----- Data lines -----

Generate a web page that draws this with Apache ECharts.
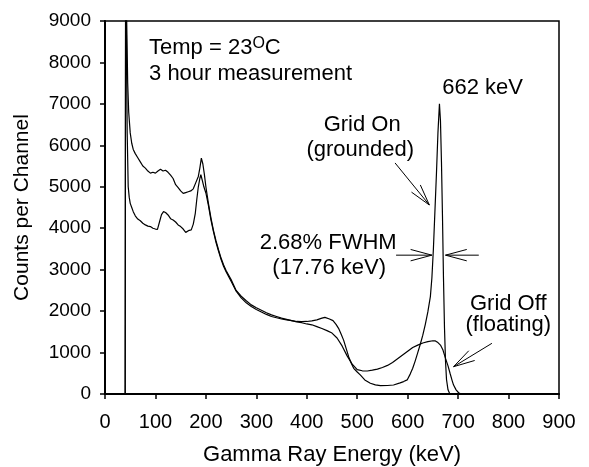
<!DOCTYPE html>
<html>
<head>
<meta charset="utf-8">
<script src="https://cdn.jsdelivr.net/npm/echarts@6/dist/echarts.min.js"></script>
<style>
html,body{margin:0;padding:0;background:#fff;}
#chart{width:589px;height:467px;}
</style>
</head>
<body>
<div id="chart"></div>
<script>
// ---- Data ----
const xTicks = [0,100,200,300,400,500,600,700,800,900];
const yTicks = [0,1000,2000,3000,4000,5000,6000,7000,8000,9000];

// Grid Off (floating) spectrum
const energyOff = [40,41,43,45,47,50,53,56,60,65,70,75,80,85,90,95,100,105,110,115,120,125,130,135,140,145,150,155,160,165,170,175,180,185,188,191,194,197,200,205,210,215,220,225,230,235,240,250,260,270,280,290,300,310,320,330,340,350,360,370,380,390,400,410,420,430,440,450,460,470,480,490,500,510,520,530,540,550,560,570,580,590,600,610,620,630,640,650,655,660,665,670,675,680,684,688,691,696,701,706];
const countsOff = [0,12000,9000,7500,6800,6300,6050,5900,5800,5700,5600,5500,5450,5380,5330,5350,5330,5380,5420,5380,5400,5350,5280,5200,5050,4980,4900,4840,4860,4880,4900,4950,5100,5250,5450,5690,5550,5300,5000,4600,4250,3950,3700,3480,3280,3120,2980,2760,2500,2360,2250,2150,2080,2020,1960,1910,1870,1830,1800,1770,1740,1720,1690,1670,1625,1580,1530,1470,1350,1160,920,720,590,560,555,575,600,640,690,760,850,940,1030,1120,1180,1230,1265,1285,1280,1240,1180,1060,860,680,500,330,215,100,30,0];

// Grid On (grounded) spectrum
const energyOn = [40,41,42,43,44,46,48,50,53,56,60,65,70,75,80,85,90,95,100,104,108,112,116,120,125,130,135,140,145,150,155,160,163,167,171,175,179,182,185,188,190,193,196,200,205,210,215,220,225,230,235,240,250,260,270,280,290,300,310,320,330,340,350,360,370,380,390,400,410,420,430,436,445,452,458,463,468,473,478,483,488,493,500,506,515,526,536,546,560,572,585,592,599,605,610,615,620,625,630,635,640,645,648,651,654,657,660,663,665,667,669,671,673,675,677,680,683,686];
const countsOn = [0,12000,9500,7800,6300,5000,4750,4600,4500,4400,4300,4220,4180,4120,4080,4050,4040,4000,3980,3970,4150,4330,4400,4380,4320,4230,4200,4150,4080,4040,3980,3900,3880,3950,3960,4100,4360,4700,5000,5200,5290,5150,5000,4850,4550,4200,3920,3660,3450,3250,3080,2950,2720,2480,2320,2200,2110,2040,1980,1920,1870,1840,1810,1790,1770,1750,1745,1750,1765,1790,1830,1850,1810,1770,1680,1585,1450,1300,1100,900,750,620,530,460,340,260,220,200,205,217,270,300,340,480,620,800,1000,1200,1420,1680,1980,2350,2800,3500,4400,5300,6300,7000,6600,5600,4300,2800,1600,800,350,100,20,0];

// Annotation texts (anchored in data units)
const annotations = [
  {text: 'Temp = 23', sup: 'O', tail: 'C', x: 87.3, y: 8349, align: 'left'},
  {text: '3 hour measurement', x: 87.3, y: 7721, align: 'left'},
  {text: '662 keV', x: 668.5, y: 7383, align: 'left'},
  {text: 'Grid On', x: 509.8, y: 6491, align: 'center'},
  {text: '(grounded)', x: 505.9, y: 5887, align: 'center'},
  {text: '2.68% FWHM', x: 442.4, y: 3656, align: 'center'},
  {text: '(17.76 keV)', x: 444.4, y: 3052, align: 'center'},
  {text: 'Grid Off', x: 799.4, y: 2172, align: 'center'},
  {text: '(floating)', x: 799.4, y: 1665, align: 'center'}
];
// Arrows: [tailX, tailY, tipX, tipY] in data units
const arrows = [
  [575, 5575, 643, 4560],
  [577, 3350, 648, 3350],
  [741, 3350, 675, 3350],
  [767, 1223, 691, 659]
];

const FONT = "'Liberation Sans', Arial, sans-serif";
const zip = (xs, ys) => xs.map((x, i) => [x, ys[i]]);

const chart = echarts.init(document.getElementById('chart'), null, {renderer: 'canvas'});
const option = {
  animation: false,
  backgroundColor: '#fff',
  grid: {left: 105, right: 30, top: 21, bottom: 73, containLabel: false, outerBoundsMode: 'none',
         show: true, borderColor: '#000', borderWidth: 1.5, backgroundColor: 'transparent'},
  xAxis: {
    type: 'value', min: xTicks[0], max: xTicks[xTicks.length - 1], interval: 100,
    name: 'Gamma Ray Energy (keV)', nameLocation: 'middle', nameGap: 50,
    nameTextStyle: {color: '#000', fontSize: 22, fontFamily: FONT},
    axisLine: {show: true, lineStyle: {color: '#000', width: 2}},
    axisTick: {show: true, inside: false, length: 5, lineStyle: {color: '#000', width: 1.5}},
    axisLabel: {color: '#000', fontSize: 20, fontFamily: FONT, margin: 18, formatter: v => String(v)},
    splitLine: {show: false}
  },
  yAxis: {
    type: 'value', min: yTicks[0], max: yTicks[yTicks.length - 1], interval: 1000,
    name: 'Counts per Channel', nameLocation: 'middle', nameGap: 72, nameRotate: 90,
    nameTextStyle: {color: '#000', fontSize: 21, fontFamily: FONT},
    axisLine: {show: true, lineStyle: {color: '#000', width: 2}},
    axisTick: {show: true, inside: false, length: 5, lineStyle: {color: '#000', width: 1.5}},
    axisLabel: {color: '#000', fontSize: 19, fontFamily: FONT, margin: 14, formatter: v => String(v)},
    splitLine: {show: false}
  },
  series: [
    {name: 'Grid Off (floating)', type: 'line', data: zip(energyOff, countsOff), showSymbol: false, symbol: 'none', clip: true,
     lineStyle: {color: '#000', width: 1.2}},
    {name: 'Grid On (grounded)', type: 'line', data: zip(energyOn, countsOn), showSymbol: false, symbol: 'none', clip: true,
     lineStyle: {color: '#000', width: 1.2}}
  ]
};
chart.setOption(option);

function drawAnnotations() {
  const els = [];
  annotations.forEach(a => {
    const p = chart.convertToPixel({gridIndex: 0}, [a.x, a.y]);
    if (a.sup) {
      els.push({type: 'text', x: p[0], y: p[1], style: {
        text: '{n|' + a.text + '}{s|' + a.sup + '}{n|' + a.tail + '}',
        align: a.align, verticalAlign: 'middle',
        rich: {
          n: {fontSize: 22, fontFamily: FONT, fill: '#000'},
          s: {fontSize: 16, fontFamily: FONT, fill: '#000', padding: [0, 0, 8, 0]}
        }
      }});
    } else {
      els.push({type: 'text', x: p[0], y: p[1], style: {
        text: a.text, font: '22px ' + FONT, fill: '#000', align: a.align, verticalAlign: 'middle'
      }});
    }
  });
  const HEAD = 22, ANG = 15 * Math.PI / 180;
  arrows.forEach(ar => {
    const t = chart.convertToPixel({gridIndex: 0}, [ar[0], ar[1]]);
    const h = chart.convertToPixel({gridIndex: 0}, [ar[2], ar[3]]);
    const dir = Math.atan2(t[1] - h[1], t[0] - h[0]);
    const b1 = [h[0] + HEAD * Math.cos(dir + ANG), h[1] + HEAD * Math.sin(dir + ANG)];
    const b2 = [h[0] + HEAD * Math.cos(dir - ANG), h[1] + HEAD * Math.sin(dir - ANG)];
    els.push({type: 'polyline', shape: {points: [t, h]}, style: {stroke: '#000', lineWidth: 1, fill: null}});
    els.push({type: 'polyline', shape: {points: [b1, h, b2]}, style: {stroke: '#000', lineWidth: 1, fill: null}});
  });
  chart.setOption({graphic: els});
}
drawAnnotations();
</script>
</body>
</html>
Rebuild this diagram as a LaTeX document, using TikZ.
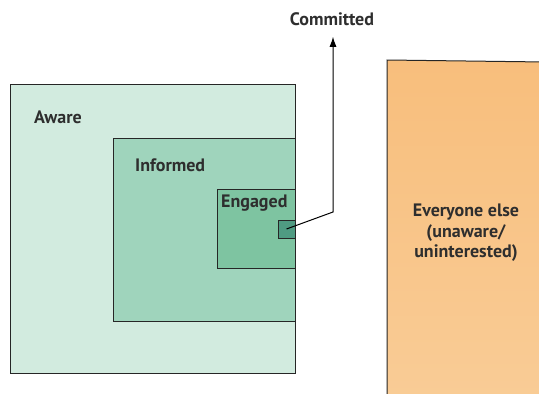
\documentclass[tikz,border=0pt]{standalone}
\usepackage{fontspec}
\setmainfont{PT Sans}
\usetikzlibrary{arrows.meta}
\definecolor{awarefill}{HTML}{D2EBDF}
\definecolor{informedfill}{HTML}{9FD4BC}
\definecolor{engagedfill}{HTML}{7EC4A1}
\definecolor{committedfill}{HTML}{4F9B82}
\definecolor{orangetop}{HTML}{F8BE7C}
\definecolor{orangemid}{HTML}{F4A752}
\definecolor{orangebot}{HTML}{F9CC96}
\definecolor{txt}{HTML}{2E2E2E}
\tikzset{
  boxline/.style={draw=black!85, line width=1pt},
  lbl/.style={font=\bfseries\fontsize{18}{20}\selectfont, text=txt, inner sep=0pt},
}
\begin{document}
\begin{tikzpicture}[x=1pt,y=-1pt]
\useasboundingbox (0,0) rectangle (539,394);
% orange block
\shade[top color=orangetop, middle color=orangemid, bottom color=orangebot] (387,60) -- (545,62) -- (545,400) -- (387,400) -- cycle;
\draw[boxline] (387,400) -- (387,60) -- (545,62);
\node[lbl, align=center] (else) at (466,233) {Everyone else\\[1pt](unaware/\\uninterested)};
% green boxes
\node[boxline, fill=awarefill, minimum width=285, minimum height=289, inner sep=0pt] (aware) at (152.5,229) {};
\node[boxline, fill=informedfill, minimum width=182, minimum height=183, inner sep=0pt] (informed) at (204,229.5) {};
\node[boxline, fill=engagedfill, minimum width=78, minimum height=79, inner sep=0pt] (engaged) at (256,228.5) {};
\node[boxline, fill=committedfill, minimum width=17, minimum height=18, inner sep=0pt] (committed) at (286.5,229) {};
\node[lbl, anchor=west] (awarel) at (34,117) {Aware};
\node[lbl, anchor=west] (informedl) at (135,165) {Informed};
\node[lbl, anchor=west] (engagedl) at (221,203) {Engaged};
% connector
\node[lbl] (committedl) at (332,19) {Committed};
\coordinate (bend) at (333,212);
\draw[line width=1pt, -{Latex[length=10pt,width=7pt]}, shorten >=11pt] (committed.center) -- (bend) -- (bend |- committedl.south);
\end{tikzpicture}
\end{document}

-----

**Problem to work on:** Copy, word for word, the entries above from the first line to the line that holds "const yTicks = [0,1000,2000,3000,4000,5000,6000,7000,8000,9000];". Drop the pictures.

**Final result:**
Generate a web page that draws this with Apache ECharts.
<!DOCTYPE html>
<html>
<head>
<meta charset="utf-8">
<script src="https://cdn.jsdelivr.net/npm/echarts@6/dist/echarts.min.js"></script>
<style>
html,body{margin:0;padding:0;background:#fff;}
#chart{width:589px;height:467px;}
</style>
</head>
<body>
<div id="chart"></div>
<script>
// ---- Data ----
const xTicks = [0,100,200,300,400,500,600,700,800,900];
const yTicks = [0,1000,2000,3000,4000,5000,6000,7000,8000,9000];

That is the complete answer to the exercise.